Introduction  In the context of the "30·60" carbon peak and neutrality targets, this paper’s purpose is to address the problem of poor power balance performance in integrated energy systems caused by the uncertainty and discontinuity of renewable energy.

  Method  This paper constructed a hydrogen-electricity coupling link that included hydrogen production from electrolyzed water coupled with gas hydrogen blending technology and hydrogen storage, established a punishment mechanism for wind and solar curtailment, and constructed an optimization and scheduling model for integrated energy system that included hydrogen-electricity coupling link. To address the problems of getting stuck in local optima and slow convergence speed during the solution process, the Pied Kingfisher Optimizer (PKO) algorithm was introduced.

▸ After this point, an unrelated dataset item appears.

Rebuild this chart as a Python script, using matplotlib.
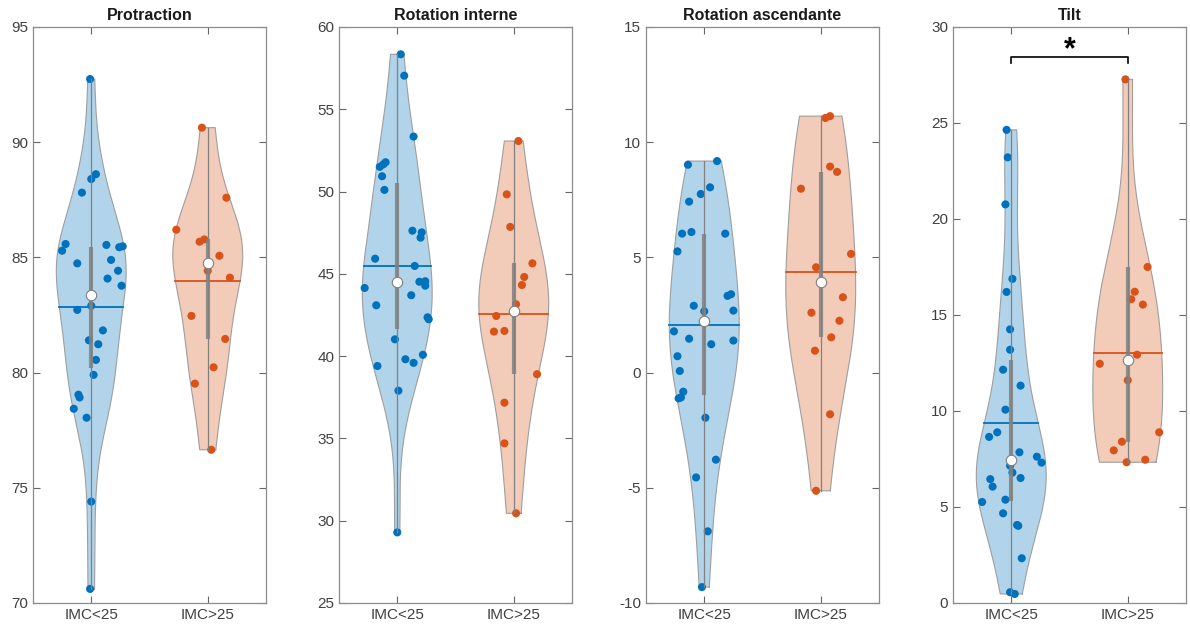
import numpy as np
import matplotlib
matplotlib.use('Agg')
from matplotlib import pyplot as plt

plt.rcParams['font.family'] = ['Liberation Sans', 'DejaVu Sans']
plt.rcParams['axes.unicode_minus'] = False

# -------------------------------
# Data
# -------------------------------
titles = ['Protraction', 'Rotation interne', 'Rotation ascendante', 'Tilt']
groups = ['IMC<25', 'IMC>25']
ylims = [(70, 95), (25, 60), (-10, 15), (0, 30)]
ysteps = [5, 5, 5, 5]

prot_lo = [92.74, 88.61, 88.40, 87.81, 85.58, 85.29, 84.74, 85.54, 85.44, 85.48, 84.89, 84.42, 83.77, 84.08,
           82.72, 82.90, 81.83, 81.40, 81.23, 80.55, 79.90, 79.04, 78.92, 78.43, 78.04, 74.40, 70.61]
prot_lo_jit = [-0.01, 0.04, 0.00, -0.08, -0.22, -0.25, -0.12, 0.13, 0.24, 0.27, 0.17, 0.23, 0.26, 0.14,
               -0.12, 0.00, 0.10, -0.02, 0.06, 0.04, 0.02, -0.11, -0.10, -0.15, -0.04, 0.00, -0.01]
prot_hi = [90.63, 87.59, 86.20, 85.68, 85.78, 85.07, 84.42, 84.12, 82.46, 81.46, 80.23, 79.52, 76.65]
prot_hi_jit = [-0.05, 0.16, -0.27, -0.07, -0.03, 0.10, 0.00, 0.19, -0.14, 0.15, 0.05, -0.11, 0.03]

rint_lo = [58.34, 57.04, 53.34, 51.50, 51.65, 51.78, 50.93, 50.10, 47.62, 47.52, 47.20, 45.92, 45.48, 44.14,
           44.52, 44.55, 44.28, 43.70, 43.09, 42.36, 42.24, 41.02, 39.40, 39.81, 39.59, 40.08, 37.90, 29.29]
rint_lo_jit = [0.03, 0.06, 0.14, -0.15, -0.12, -0.10, -0.13, -0.11, 0.13, 0.21, 0.20, -0.19, 0.15, -0.28,
               0.19, 0.24, 0.24, 0.12, -0.18, 0.26, 0.27, -0.02, -0.17, 0.07, 0.14, 0.22, 0.01, 0.00]
rint_hi = [53.07, 49.83, 47.85, 45.64, 44.81, 44.32, 43.15, 42.44, 41.49, 41.53, 38.90, 37.17, 34.70, 30.45]
rint_hi_jit = [0.04, -0.06, -0.03, 0.16, 0.09, 0.07, 0.02, -0.15, -0.17, -0.08, 0.20, -0.08, -0.08, 0.02]

rasc_lo = [9.02, 9.18, 8.04, 7.75, 7.42, 6.03, 6.10, 6.03, 5.26, 3.33, 3.40, 2.90, 2.66, 2.69,
           1.79, 1.47, 1.23, 1.39, 0.71, 0.07, -0.83, -1.12, -1.08, -1.96, -3.78, -4.55, -6.89, -9.31]
rasc_lo_jit = [-0.14, 0.11, 0.05, -0.03, -0.13, -0.19, -0.11, 0.18, -0.23, 0.20, 0.23, -0.09, 0.00, 0.25,
               -0.26, -0.13, 0.06, 0.25, -0.23, -0.21, -0.18, -0.22, -0.20, 0.01, 0.10, -0.07, 0.03, -0.02]
rasc_hi = [11.05, 11.13, 8.94, 8.71, 7.98, 5.15, 4.57, 3.27, 2.60, 2.25, 1.53, 0.95, -1.81, -5.13]
rasc_hi_jit = [0.04, 0.08, 0.08, 0.14, -0.17, 0.26, -0.04, 0.19, -0.08, 0.16, 0.09, -0.05, 0.08, -0.04]

tilt_lo = [24.64, 23.21, 20.76, 16.88, 16.20, 14.25, 13.19, 12.15, 11.32, 10.07, 8.89, 8.65, 7.85, 7.62,
           7.31, 7.15, 6.79, 6.51, 6.45, 6.06, 5.26, 5.38, 4.67, 4.06, 4.02, 2.33, 0.56, 0.47]
tilt_lo_jit = [-0.04, -0.03, -0.05, 0.01, -0.04, -0.01, -0.01, -0.07, 0.08, -0.05, -0.12, -0.19, 0.07, 0.22,
               0.26, -0.01, 0.01, 0.08, -0.18, -0.16, -0.25, -0.05, -0.07, 0.05, 0.06, 0.09, -0.01, 0.03]
tilt_hi = [27.27, 17.50, 16.21, 15.82, 15.54, 12.93, 12.46, 11.60, 8.89, 8.40, 7.95, 7.33, 7.46]
tilt_hi_jit = [-0.02, 0.17, 0.06, 0.03, 0.13, 0.08, -0.24, 0.00, 0.27, -0.05, -0.12, -0.01, 0.15]

# summary stats: [IMC<25, IMC>25]
medians = [[83.38, 84.74], [44.52, 42.76], [2.22, 3.92], [7.45, 12.66]]
means = [[82.85, 83.98], [45.50, 42.54], [2.05, 4.35], [9.38, 13.02]]
q1s = [[80.18, 81.46], [41.63, 38.91], [-0.97, 1.53], [5.31, 8.40]]
q3s = [[85.44, 85.78], [50.50, 45.64], [6.00, 8.71], [12.66, 17.48]]

data = [[prot_lo, prot_hi], [rint_lo, rint_hi], [rasc_lo, rasc_hi], [tilt_lo, tilt_hi]]
jits = [[prot_lo_jit, prot_hi_jit], [rint_lo_jit, rint_hi_jit],
        [rasc_lo_jit, rasc_hi_jit], [tilt_lo_jit, tilt_hi_jit]]

colors = [(0, 0.447, 0.741), (0.850, 0.325, 0.098)]
gray = (0.5, 0.5, 0.5)


def kde(x, grid):
    # matlab ksdensity default bandwidth
    x = np.asarray(x)
    n = len(x)
    sig = np.median(np.abs(x - np.median(x))) / 0.6745
    bw = sig * (4.0 / (3.0 * n)) ** 0.2
    z = (grid[:, None] - x[None, :]) / bw
    return np.exp(-0.5 * z**2).sum(axis=1) / (n * bw * np.sqrt(2 * np.pi))


fig = plt.figure(figsize=(11.9, 6.27), dpi=100)
lefts = [33, 339, 646, 953]

for k in range(4):
    ax = fig.add_axes([lefts[k] / 1190, 0.0383, 233 / 1190, 0.9187])
    for g in range(2):
        pos = g + 1
        vals = np.array(data[k][g])
        grid = np.linspace(vals.min(), vals.max(), 200)
        dens = kde(vals, grid)
        w = 0.3 / dens.max()
        xs = np.concatenate([pos + dens * w, pos - dens[::-1] * w])
        ys = np.concatenate([grid, grid[::-1]])
        ax.fill(xs, ys, facecolor=colors[g], alpha=0.3, edgecolor='none', zorder=1)
        ax.plot(np.append(xs, xs[0]), np.append(ys, ys[0]), color=(0.62, 0.62, 0.62), lw=0.8, zorder=1.5)

        ax.scatter(pos + np.array(jits[k][g]), vals, s=34, color=colors[g], edgecolors='none', zorder=2)

        # mean line
        dm = kde(vals, np.array([means[k][g]]))[0] * w
        ax.plot([pos - dm, pos + dm], [means[k][g], means[k][g]], color=colors[g], lw=1.3, zorder=3)

        # whisker + box
        ax.plot([pos, pos], [vals.min(), vals.max()], color=gray, lw=0.9, zorder=3)
        ax.plot([pos, pos], [q1s[k][g], q3s[k][g]], color=gray, lw=3.0, alpha=0.85,
                solid_capstyle='butt', zorder=4)
        ax.plot(pos, medians[k][g], 'o', ms=7.5, mfc='white', mec=gray, mew=0.8, zorder=5)

    ax.set_xlim(0.5, 2.5)
    ax.set_ylim(*ylims[k])
    ax.set_yticks(np.arange(ylims[k][0], ylims[k][1] + 0.1, ysteps[k]))
    ax.set_xticks([1, 2])
    ax.set_xticklabels(groups)
    ax.set_title(titles[k], fontsize=11.5, fontweight='bold', pad=5, color='#1a1a1a')
    ax.tick_params(direction='in', top=True, right=True, length=5, width=0.8,
                   color='#666666', labelcolor='#404040', labelsize=11)
    for sp in ax.spines.values():
        sp.set_color('#8c8c8c')
        sp.set_linewidth(0.9)

    if k == 3:
        ax.plot([1, 1, 2, 2], [28.1, 28.45, 28.45, 28.1], color='black', lw=1.2, zorder=6)
        ax.text(1.5, 27.98, '*', ha='center', va='bottom', fontsize=22, fontweight='bold', color='black')

plt.savefig('out.png', dpi=100)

  Result   The model aims to minimize the total system cost as the objective function, and solves for the optimal scheduling results of the output of each energy network unit; Compared with traditional optimization algorithms, PKO has a faster convergence speed and is better able to achieve the goal of global optimal solution.

  Conclusion  Case analysis indicates that using the model and method proposed in this paper reduces the total cost by 15.04% and 6.99% respectively compared to other schemes, effectively improving the utilization level of new energy in the integrated energy system, reducing the total system cost, and making it more economical.